Ferritic steels have a body-centered cubic (BCC) grain structure, but the austenitic range of stainless steels are defined by their face-centered cubic (FCC) crystal structure, which has one atom at each corner of the cube and one in the middle of each face.
This grain structure forms when a sufficient quantity of nickel is added to the alloy—8 to 10 percent in a standard 18 percent chromium alloy.
In addition to being non-magnetic, austenitic stainless steels are not heat treatable. They can be cold worked to improve hardness, strength, and stress resistance, however. A solution anneals heated to 1045° C followed by quenching or rapid cooling will restore the alloy's original condition, including removing alloy segregation and re-establishing ductility after cold working.
Nickel-based austenitic steels are classified as 300 series. The most common of these is grade 304, which typically contains 18 percent chromium and 8 percent nickel.
Eight percent is the minimum amount of nickel that can be added to a stainless steel containing 18 percent chromium in order to completely convert all the ferrite to austenite. Molybdenum can also be added to a level of about 2 percent for grade 316 to improve corrosion resistance.
Although nickel is the alloying element most commonly used to produce austenitic steels, nitrogen offers another possibility. Stainless steels with a low nickel and high nitrogen content are classified as 200 series. Because it is a gas, however, only limited amounts of nitrogen can be added before deleterious effects arise, including the formation of nitrides and gas porosity that weaken the alloy.

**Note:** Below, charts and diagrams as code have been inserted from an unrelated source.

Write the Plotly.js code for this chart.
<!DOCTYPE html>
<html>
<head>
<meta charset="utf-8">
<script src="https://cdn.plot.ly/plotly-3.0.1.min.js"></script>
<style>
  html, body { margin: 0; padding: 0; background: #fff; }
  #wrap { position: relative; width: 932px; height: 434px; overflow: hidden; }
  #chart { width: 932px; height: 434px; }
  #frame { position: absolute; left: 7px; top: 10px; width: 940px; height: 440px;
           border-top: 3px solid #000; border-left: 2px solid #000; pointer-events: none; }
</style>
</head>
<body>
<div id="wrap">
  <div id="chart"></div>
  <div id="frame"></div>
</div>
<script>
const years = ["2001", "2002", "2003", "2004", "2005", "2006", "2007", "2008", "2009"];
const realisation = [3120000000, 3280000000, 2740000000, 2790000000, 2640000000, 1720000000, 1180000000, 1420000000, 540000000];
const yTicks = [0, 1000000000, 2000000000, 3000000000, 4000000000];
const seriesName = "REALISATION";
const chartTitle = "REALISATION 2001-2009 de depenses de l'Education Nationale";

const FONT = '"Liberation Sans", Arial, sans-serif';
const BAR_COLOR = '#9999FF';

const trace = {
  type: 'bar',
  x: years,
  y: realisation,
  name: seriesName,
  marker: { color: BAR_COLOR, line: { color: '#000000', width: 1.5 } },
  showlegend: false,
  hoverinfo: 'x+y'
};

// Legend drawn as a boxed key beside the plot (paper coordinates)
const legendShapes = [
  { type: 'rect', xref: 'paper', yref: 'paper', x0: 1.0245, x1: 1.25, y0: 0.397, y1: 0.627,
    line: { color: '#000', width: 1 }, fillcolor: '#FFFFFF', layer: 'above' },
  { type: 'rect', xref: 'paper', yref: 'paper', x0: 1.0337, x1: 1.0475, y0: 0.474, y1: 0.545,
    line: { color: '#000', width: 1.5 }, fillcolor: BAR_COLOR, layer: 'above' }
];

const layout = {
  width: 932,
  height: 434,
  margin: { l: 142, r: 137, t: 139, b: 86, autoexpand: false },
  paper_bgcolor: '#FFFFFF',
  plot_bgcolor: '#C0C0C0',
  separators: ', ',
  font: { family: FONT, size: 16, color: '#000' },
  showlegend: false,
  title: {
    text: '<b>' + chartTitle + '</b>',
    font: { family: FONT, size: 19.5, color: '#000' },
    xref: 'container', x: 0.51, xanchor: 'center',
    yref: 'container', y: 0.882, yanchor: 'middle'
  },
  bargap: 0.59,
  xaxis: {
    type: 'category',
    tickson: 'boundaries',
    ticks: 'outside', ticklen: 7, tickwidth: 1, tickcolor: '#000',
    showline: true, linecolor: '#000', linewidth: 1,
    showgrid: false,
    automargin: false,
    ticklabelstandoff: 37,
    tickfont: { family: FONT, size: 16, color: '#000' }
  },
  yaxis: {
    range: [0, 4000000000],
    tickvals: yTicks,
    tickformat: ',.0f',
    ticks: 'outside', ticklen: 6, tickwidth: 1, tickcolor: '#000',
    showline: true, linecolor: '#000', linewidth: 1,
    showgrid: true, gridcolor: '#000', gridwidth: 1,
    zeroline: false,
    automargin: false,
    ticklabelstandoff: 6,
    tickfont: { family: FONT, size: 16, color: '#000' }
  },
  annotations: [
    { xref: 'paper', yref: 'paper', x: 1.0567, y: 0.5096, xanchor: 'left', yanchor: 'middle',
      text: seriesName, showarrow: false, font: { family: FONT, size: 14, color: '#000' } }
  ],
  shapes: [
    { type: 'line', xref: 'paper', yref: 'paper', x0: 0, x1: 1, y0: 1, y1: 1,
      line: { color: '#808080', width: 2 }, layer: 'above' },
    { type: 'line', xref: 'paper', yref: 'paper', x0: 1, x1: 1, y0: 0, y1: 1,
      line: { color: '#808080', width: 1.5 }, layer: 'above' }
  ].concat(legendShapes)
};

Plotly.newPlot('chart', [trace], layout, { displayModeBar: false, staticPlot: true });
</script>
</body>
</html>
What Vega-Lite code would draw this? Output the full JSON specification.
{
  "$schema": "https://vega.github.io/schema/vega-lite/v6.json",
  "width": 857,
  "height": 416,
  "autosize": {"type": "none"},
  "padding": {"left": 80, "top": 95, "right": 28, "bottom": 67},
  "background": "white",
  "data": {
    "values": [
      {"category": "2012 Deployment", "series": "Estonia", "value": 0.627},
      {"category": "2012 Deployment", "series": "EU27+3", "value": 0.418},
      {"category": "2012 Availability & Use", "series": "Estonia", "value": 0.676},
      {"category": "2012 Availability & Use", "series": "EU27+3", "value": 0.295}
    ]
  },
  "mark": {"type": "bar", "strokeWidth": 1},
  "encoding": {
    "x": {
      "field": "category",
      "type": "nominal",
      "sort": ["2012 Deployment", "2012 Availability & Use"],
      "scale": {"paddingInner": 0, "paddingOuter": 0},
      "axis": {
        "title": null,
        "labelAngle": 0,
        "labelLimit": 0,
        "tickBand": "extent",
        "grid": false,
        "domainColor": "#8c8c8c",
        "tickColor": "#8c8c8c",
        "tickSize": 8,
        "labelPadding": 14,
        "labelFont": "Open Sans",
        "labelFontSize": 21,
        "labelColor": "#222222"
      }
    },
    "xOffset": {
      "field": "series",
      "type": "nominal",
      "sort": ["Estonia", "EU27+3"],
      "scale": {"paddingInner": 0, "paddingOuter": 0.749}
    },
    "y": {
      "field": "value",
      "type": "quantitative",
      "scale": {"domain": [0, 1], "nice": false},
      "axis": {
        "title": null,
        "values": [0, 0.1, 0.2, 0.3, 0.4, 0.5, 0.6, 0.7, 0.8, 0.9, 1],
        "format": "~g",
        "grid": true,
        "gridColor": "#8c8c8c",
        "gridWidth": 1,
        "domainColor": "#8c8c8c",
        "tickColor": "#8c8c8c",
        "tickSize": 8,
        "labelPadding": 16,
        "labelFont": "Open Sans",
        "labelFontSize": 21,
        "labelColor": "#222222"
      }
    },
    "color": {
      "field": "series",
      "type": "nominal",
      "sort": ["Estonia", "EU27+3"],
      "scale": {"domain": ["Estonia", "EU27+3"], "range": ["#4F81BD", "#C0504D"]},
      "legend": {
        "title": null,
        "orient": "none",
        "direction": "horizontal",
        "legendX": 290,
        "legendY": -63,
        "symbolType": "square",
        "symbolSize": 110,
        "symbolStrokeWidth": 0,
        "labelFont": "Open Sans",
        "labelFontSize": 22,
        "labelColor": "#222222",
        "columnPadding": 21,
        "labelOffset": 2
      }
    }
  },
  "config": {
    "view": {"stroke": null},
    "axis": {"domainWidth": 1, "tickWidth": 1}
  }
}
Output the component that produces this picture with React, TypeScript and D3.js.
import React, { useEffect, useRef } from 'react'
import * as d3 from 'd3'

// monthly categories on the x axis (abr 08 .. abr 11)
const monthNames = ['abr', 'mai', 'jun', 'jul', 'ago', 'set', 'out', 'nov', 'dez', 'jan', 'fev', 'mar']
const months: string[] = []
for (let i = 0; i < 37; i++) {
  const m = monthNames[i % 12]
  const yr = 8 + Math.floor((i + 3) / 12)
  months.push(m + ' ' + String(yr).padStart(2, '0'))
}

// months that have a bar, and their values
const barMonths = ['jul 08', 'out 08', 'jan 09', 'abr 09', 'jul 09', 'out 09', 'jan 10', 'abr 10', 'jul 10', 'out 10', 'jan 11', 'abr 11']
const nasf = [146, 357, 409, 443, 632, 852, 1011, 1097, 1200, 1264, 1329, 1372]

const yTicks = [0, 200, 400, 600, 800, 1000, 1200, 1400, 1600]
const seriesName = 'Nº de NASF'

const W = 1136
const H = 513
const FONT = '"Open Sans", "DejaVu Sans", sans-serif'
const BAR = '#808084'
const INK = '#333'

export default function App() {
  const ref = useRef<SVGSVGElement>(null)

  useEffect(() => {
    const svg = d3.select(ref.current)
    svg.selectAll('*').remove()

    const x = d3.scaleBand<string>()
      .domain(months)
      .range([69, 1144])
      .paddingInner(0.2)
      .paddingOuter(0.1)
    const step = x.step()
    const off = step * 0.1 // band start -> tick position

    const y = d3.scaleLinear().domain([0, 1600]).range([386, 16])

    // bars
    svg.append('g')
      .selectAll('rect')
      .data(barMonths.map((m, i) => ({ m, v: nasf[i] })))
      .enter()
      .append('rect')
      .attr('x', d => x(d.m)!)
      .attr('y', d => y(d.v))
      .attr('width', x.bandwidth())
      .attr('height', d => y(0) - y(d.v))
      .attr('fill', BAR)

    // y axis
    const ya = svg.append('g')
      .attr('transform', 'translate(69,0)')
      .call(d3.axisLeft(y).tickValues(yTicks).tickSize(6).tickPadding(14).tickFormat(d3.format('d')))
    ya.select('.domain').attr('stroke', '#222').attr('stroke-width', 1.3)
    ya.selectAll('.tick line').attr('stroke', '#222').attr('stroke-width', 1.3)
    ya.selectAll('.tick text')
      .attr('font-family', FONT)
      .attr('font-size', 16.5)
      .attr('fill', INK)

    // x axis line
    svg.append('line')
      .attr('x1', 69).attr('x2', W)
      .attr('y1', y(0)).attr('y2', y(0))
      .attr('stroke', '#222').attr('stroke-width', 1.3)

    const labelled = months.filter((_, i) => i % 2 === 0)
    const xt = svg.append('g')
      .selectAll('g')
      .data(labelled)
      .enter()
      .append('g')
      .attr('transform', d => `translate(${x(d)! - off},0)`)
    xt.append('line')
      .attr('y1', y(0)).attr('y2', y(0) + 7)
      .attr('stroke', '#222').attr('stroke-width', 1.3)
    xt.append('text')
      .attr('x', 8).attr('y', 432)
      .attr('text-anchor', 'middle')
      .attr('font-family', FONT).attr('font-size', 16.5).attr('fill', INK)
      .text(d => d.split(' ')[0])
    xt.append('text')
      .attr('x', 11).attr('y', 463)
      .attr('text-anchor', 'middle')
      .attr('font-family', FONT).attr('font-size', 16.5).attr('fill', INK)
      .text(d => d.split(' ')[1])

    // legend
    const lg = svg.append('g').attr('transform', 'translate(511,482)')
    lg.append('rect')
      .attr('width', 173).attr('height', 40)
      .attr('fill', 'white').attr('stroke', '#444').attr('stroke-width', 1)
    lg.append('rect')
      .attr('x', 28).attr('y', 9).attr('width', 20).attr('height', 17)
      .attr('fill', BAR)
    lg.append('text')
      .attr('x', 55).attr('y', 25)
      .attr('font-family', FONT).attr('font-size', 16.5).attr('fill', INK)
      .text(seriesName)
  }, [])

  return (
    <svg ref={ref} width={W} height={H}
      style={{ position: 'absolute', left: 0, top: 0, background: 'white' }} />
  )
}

The addition of manganese, also an austenite former, combined with the inclusion of nitrogen allows for greater amounts of the gas to be added. As a result, these two elements, along with copper—which also has austenite-forming properties—are often used to replace nickel in 200 series stainless steels.
The 200 series—also referred to as chromium-manganese (CrMn) stainless steels—were developed in the 1940s and 1950s when nickel was in short supply and prices were high. It is now considered a cost-effective substitute for 300 series stainless steels that can provide an additional benefit of improved yield strength.
Straight grades of austenitic stainless steels have a maximum carbon content of 0.08 percent. Low carbon grades or "L" grades contain a maximum carbon content of 0.03 percent in order to avoid carbide precipitation.
Austenitic steels are non-magnetic in the annealed condition, although they can become slightly magnetic when cold worked. They have good formability and weldability, as well as excellent toughness, particularly at low or cryogenic temperatures. Austenitic grades also have a low yield stress and relatively high tensile strength.
While austenitic steels are more expensive than ferritic stainless steels, they are generally more durable and corrosion resistant.
Austenitic stainless steels are used in a wide range of applications, including
- Automotive trim
- Food and beverage equipment
- Industrial equipment
Applications by Grade
304 and 304L (standard grade):
- Storage vessels and pipes for corrosive liquids
- Mining, chemical, cryogenic, food and beverage, and pharmaceutical equipment
309 and 310 (high chrome and nickel grades):
- Furnace, kiln, and catalytic converter components
318 and 316L (high moly content grades):
- Chemical storage tanks, pressure vessels, and piping
321 and 316Ti ("stabilized" grades):
- Super heaters
- Expansion bellows
200 Series (low nickel grades):
- Dishwashers and washing machines
- Cutlery and cookware
- In-house water tanks
- Indoor and nonstructural architecture
- Food and beverage equipment
- Automobile parts